Your CVSup server and client need to support multiplexed mode. I'm
not sure when this was introduced, but it can't hurt to upgrade to
the current version 16.1. Then you can use:

hostA$ ssh -R 4711:localhost:5999 hostB cvsup -h localhost -p 4711 supfile

(4711 is just a random, otherwise unused port number.)

If the above isn't quite obvious, here's a breakdown:

(1) "ssh ... hostB ..."
    Make an ssh connection from A to B.

(2) "-R 4711:localhost:5999"
    On B, allocate port 4711 and forward connections to it through
    the existing ssh connection to port 5999 (cvsup) on host A.

(3) "cvsup -h localhost -p 4711 supfile"
    On B, start cvsup and have it connect to port 4711 on the local
    host.
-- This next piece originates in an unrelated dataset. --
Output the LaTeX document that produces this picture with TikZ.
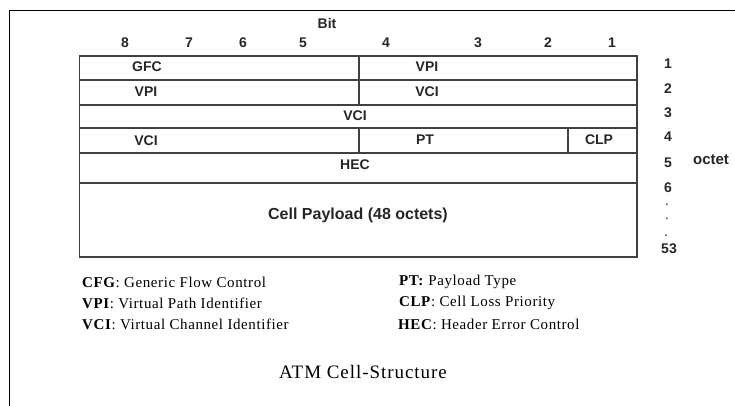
\documentclass[tikz,border=0pt]{standalone}
\usepackage{fontspec}
\setmainfont{Liberation Serif}
\newfontfamily\arial{Liberation Sans}
\newfontfamily\legfont[LetterSpace=4]{Liberation Serif}
\newfontfamily\titfont[LetterSpace=5]{Liberation Serif}
\begin{document}
\begin{tikzpicture}[x=1pt,y=-1pt,
  tbl/.style={font=\arial\bfseries\fontsize{14}{16}\selectfont, inner sep=0pt, text=black!85},
  leg/.style={font=\legfont\fontsize{15}{17}\selectfont, inner sep=0pt, anchor=west},
  grid/.style={draw=black!75, line width=1.2pt},
  frame/.style={draw=black, line width=1pt}]
\useasboundingbox (0,0) rectangle (735,406);
% outer frame
\draw[frame] (9,406) -- (9,11) -- (735,11);
% table
\draw[grid] (79.5,56) rectangle (637,257);
\foreach \y in {80,105,128,153,183} \draw[grid] (79.5,\y) -- (637,\y);
\draw[grid] (359,56) -- (359,105);
\draw[grid] (359,128) -- (359,153);
\draw[grid] (568,128) -- (568,153);
% bit labels
\node[tbl] (bit) at (327,23) {Bit};
\node[tbl] (b8) at (125,43) {8};
\node[tbl] (b7) at (189,43) {7};
\node[tbl] (b6) at (243,43) {6};
\node[tbl] (b5) at (303,43) {5};
\node[tbl] (b4) at (386,43) {4};
\node[tbl] (b3) at (478,43) {3};
\node[tbl] (b2) at (548,43) {2};
\node[tbl] (b1) at (612,43) {1};
% fields
\node[tbl] (gfc) at (147,67) {GFC};
\node[tbl] (vpi1) at (427,67) {VPI};
\node[tbl] (vpi2) at (146,92) {VPI};
\node[tbl] (vci1) at (427,92) {VCI};
\node[tbl] (vci2) at (355,116) {VCI};
\node[tbl] (vci3) at (146,141) {VCI};
\node[tbl] (pt) at (425,140) {PT};
\node[tbl] (clp) at (599,140) {CLP};
\node[tbl] (hec) at (355,165) {HEC};
\node[tbl, font=\arial\bfseries\fontsize{16}{18}\selectfont] (pay) at (358,215) {Cell Payload (48 octets)};
% octet numbers
\node[tbl] (o1) at (668,64) {1};
\node[tbl] (o2) at (668,89) {2};
\node[tbl] (o3) at (668,113) {3};
\node[tbl] (o4) at (668,137) {4};
\node[tbl] (o5) at (668,163) {5};
\node[tbl] (o6) at (668,188) {6};
\node[tbl, font=\arial\bfseries\fontsize{10}{12}\selectfont] (od1) at (667,205) {.};
\node[tbl, font=\arial\bfseries\fontsize{10}{12}\selectfont] (od2) at (667,219) {.};
\node[tbl, font=\arial\bfseries\fontsize{10}{12}\selectfont] (od3) at (666,236) {.};
\node[tbl] (o53) at (669,249) {53};
\node[tbl, font=\arial\bfseries\fontsize{15}{17}\selectfont] (oct) at (711,160) {octet};
% legend
\node[leg] (l1) at (82,282) {\textbf{CFG}: Generic Flow Control};
\node[leg] (l2) at (82,303) {\textbf{VPI}: Virtual Path Identifier};
\node[leg] (l3) at (82,324) {\textbf{VCI}: Virtual Channel Identifier};
\node[leg] (l4) at (399,282) {\textbf{PT:} Payload Type};
\node[leg] (l5) at (399,303) {\textbf{CLP}: Cell Loss Priority};
\node[leg] (l6) at (398,324) {\textbf{HEC}: Header Error Control};
\node[font=\titfont\fontsize{19}{21}\selectfont, inner sep=0pt] (title) at (363,372) {ATM Cell-Structure};
\end{tikzpicture}
\end{document}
The connection is forwarded because of (2) through the
    ssh tunnel to the cvsup port on A. You have now established a
    connection from cvsup on B to cvsupd on A. Once cvsup terminates,
    so will ssh and the port forwarding.

That's an I-give-you-a-little-PUSH-and-then-you-PULL-real-hard
model.

Additional remarks:
* Both ssh and cvsup can compress their connections. For increased
  efficiency, enable compression only for one but not both.
* Of course you can use other IP tunneling and remote execution
  software, but ssh is usually at hand.